» What you need to do: Reproduce each line that includes the word "script".

» Input rows:

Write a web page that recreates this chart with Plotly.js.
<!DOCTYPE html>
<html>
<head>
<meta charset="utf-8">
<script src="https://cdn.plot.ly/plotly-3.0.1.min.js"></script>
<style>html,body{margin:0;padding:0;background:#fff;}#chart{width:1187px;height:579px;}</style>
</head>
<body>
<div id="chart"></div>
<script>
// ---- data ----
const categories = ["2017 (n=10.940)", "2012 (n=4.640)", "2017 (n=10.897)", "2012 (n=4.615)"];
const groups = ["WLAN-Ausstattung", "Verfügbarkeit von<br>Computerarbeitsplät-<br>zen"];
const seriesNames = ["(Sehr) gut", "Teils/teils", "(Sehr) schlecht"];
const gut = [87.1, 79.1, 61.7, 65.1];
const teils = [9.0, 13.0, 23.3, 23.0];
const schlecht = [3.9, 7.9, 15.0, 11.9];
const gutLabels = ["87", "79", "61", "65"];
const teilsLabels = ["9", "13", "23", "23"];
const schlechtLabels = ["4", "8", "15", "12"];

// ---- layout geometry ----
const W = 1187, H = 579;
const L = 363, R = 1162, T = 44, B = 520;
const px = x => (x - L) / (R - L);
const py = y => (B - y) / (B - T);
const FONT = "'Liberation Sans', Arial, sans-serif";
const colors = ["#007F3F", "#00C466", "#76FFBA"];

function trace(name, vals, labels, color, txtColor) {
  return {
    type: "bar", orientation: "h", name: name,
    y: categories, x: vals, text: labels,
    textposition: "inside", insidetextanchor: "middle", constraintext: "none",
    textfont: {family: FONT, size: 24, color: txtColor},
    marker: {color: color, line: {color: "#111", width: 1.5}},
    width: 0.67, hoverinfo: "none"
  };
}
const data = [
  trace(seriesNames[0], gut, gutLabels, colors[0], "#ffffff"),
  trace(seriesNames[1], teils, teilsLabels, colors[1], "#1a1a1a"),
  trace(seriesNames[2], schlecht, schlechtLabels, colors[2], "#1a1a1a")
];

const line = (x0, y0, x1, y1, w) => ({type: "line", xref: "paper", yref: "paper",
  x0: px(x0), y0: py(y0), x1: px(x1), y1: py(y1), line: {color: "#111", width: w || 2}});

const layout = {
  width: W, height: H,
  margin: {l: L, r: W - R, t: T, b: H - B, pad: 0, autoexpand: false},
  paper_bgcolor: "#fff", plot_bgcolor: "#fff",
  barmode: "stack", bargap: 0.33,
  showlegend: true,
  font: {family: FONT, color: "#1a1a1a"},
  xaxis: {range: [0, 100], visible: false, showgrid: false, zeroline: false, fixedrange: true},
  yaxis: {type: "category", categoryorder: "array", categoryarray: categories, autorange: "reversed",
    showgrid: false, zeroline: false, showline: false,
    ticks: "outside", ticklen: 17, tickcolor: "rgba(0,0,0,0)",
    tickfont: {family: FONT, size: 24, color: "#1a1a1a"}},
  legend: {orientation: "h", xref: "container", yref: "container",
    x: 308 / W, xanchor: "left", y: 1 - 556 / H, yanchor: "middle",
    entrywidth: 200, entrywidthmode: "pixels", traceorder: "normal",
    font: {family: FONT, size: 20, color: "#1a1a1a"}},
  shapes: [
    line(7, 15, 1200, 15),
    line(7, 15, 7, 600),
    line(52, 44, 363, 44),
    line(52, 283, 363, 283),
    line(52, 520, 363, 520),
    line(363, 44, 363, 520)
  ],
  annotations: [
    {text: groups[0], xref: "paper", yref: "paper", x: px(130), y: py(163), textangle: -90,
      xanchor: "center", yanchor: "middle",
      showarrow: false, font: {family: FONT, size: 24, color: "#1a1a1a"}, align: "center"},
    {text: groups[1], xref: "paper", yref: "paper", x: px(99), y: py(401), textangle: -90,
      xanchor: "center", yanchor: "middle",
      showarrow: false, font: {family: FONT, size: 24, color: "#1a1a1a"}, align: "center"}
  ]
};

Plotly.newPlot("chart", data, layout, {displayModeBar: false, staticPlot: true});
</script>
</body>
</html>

--

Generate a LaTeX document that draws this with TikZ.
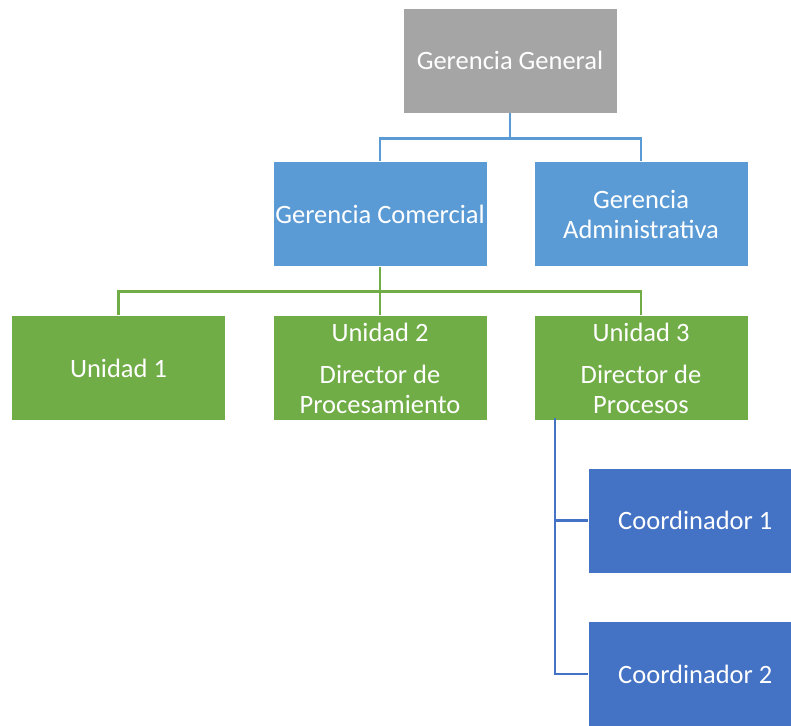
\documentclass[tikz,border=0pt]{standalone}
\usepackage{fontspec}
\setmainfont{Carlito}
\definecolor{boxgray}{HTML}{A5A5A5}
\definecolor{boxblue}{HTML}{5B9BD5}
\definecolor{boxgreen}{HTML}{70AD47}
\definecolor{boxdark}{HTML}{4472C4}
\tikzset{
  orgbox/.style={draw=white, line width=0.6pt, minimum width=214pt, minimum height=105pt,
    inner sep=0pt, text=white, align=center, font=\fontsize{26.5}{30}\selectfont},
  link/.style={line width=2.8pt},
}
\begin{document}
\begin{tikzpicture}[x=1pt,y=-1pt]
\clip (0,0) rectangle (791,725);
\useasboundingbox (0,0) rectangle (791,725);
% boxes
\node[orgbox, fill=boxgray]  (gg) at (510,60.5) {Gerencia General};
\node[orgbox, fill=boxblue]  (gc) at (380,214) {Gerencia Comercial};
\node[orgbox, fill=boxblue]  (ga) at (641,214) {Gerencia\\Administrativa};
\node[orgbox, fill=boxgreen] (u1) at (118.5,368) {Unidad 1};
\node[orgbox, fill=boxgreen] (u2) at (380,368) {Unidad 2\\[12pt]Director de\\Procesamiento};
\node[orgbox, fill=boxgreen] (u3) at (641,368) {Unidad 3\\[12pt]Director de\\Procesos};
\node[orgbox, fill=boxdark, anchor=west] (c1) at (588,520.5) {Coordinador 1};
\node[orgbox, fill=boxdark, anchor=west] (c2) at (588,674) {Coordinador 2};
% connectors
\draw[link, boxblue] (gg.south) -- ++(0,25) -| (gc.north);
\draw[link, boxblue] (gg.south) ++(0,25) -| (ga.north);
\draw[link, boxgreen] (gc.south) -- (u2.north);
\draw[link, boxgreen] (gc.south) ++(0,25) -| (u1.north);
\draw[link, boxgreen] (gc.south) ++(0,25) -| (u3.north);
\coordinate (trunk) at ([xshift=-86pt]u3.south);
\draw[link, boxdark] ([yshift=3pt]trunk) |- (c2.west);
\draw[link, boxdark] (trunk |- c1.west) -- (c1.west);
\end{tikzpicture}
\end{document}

...

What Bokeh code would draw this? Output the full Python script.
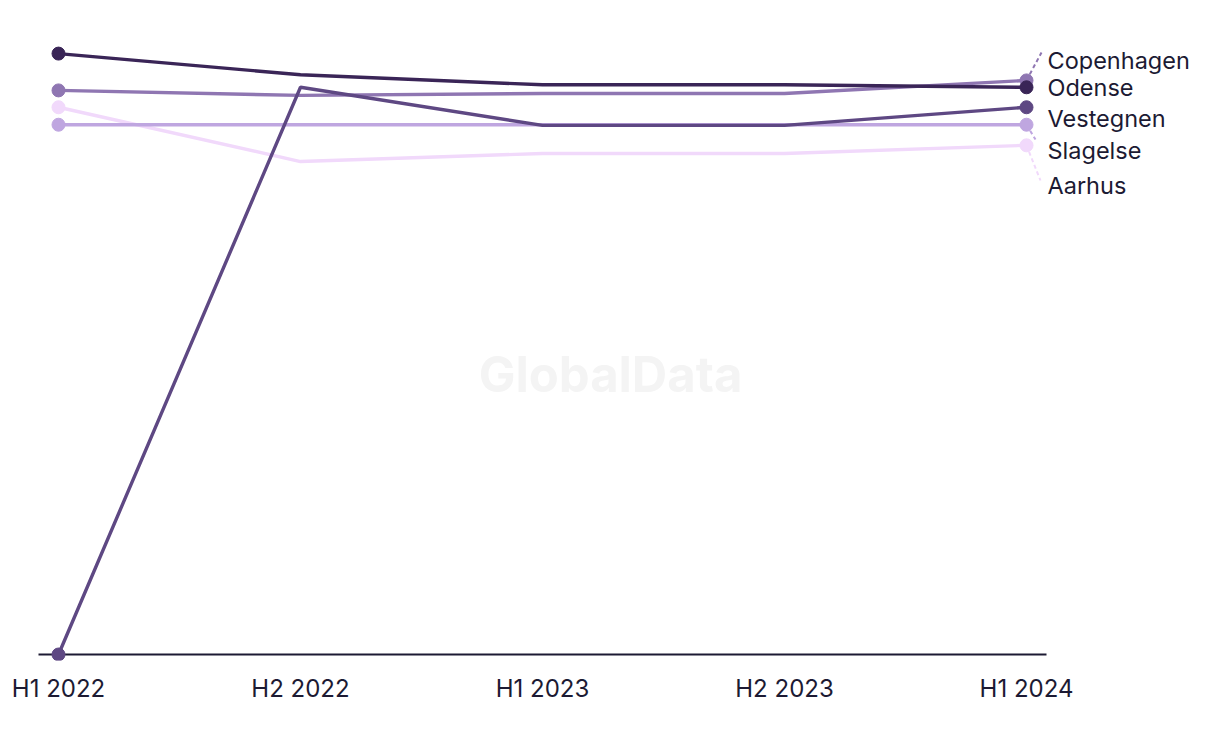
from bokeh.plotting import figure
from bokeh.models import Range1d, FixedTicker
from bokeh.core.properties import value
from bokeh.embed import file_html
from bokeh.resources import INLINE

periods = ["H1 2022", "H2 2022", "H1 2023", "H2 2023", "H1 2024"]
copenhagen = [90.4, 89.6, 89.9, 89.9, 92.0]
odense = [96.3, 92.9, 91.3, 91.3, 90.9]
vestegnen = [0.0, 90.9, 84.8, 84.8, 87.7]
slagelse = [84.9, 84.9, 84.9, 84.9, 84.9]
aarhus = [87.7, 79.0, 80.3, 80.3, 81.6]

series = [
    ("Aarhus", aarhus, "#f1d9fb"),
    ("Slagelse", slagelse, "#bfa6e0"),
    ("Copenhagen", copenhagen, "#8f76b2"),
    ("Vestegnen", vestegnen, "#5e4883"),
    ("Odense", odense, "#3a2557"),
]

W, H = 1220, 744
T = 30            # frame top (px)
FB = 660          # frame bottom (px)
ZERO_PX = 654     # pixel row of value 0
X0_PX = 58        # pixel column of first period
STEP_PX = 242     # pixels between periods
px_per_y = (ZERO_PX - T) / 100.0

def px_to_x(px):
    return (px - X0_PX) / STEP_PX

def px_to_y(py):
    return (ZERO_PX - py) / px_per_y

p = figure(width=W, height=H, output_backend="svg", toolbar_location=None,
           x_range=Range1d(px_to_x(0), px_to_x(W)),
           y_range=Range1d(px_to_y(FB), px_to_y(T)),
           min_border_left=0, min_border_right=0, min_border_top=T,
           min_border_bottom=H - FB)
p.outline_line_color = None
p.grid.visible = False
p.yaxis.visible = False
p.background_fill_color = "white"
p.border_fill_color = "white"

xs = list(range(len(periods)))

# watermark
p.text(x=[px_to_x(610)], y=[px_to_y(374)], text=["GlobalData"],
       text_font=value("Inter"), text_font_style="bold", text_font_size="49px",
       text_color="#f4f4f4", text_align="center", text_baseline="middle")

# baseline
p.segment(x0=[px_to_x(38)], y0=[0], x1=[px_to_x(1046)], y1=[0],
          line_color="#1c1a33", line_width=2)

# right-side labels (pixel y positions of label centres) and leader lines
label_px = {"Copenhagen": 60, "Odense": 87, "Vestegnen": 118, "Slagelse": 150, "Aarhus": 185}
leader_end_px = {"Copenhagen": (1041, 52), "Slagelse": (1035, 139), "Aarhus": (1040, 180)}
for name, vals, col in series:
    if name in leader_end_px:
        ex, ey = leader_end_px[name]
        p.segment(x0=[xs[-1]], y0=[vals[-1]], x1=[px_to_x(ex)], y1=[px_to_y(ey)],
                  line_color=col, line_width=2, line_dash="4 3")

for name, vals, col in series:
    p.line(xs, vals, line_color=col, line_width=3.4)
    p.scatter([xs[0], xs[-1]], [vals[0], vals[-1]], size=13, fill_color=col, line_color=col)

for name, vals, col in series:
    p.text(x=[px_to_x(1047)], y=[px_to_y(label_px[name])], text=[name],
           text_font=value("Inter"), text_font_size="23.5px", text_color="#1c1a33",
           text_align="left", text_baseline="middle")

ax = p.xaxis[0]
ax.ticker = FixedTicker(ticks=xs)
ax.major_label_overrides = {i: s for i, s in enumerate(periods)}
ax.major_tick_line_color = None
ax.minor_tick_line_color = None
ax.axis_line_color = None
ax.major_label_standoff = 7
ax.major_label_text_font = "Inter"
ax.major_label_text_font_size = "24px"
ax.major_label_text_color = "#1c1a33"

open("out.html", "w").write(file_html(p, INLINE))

» Exercise answer:
<script src="https://cdn.plot.ly/plotly-3.0.1.min.js"></script>
<script>
</script>
What Bokeh code would draw this? Output the full Python script.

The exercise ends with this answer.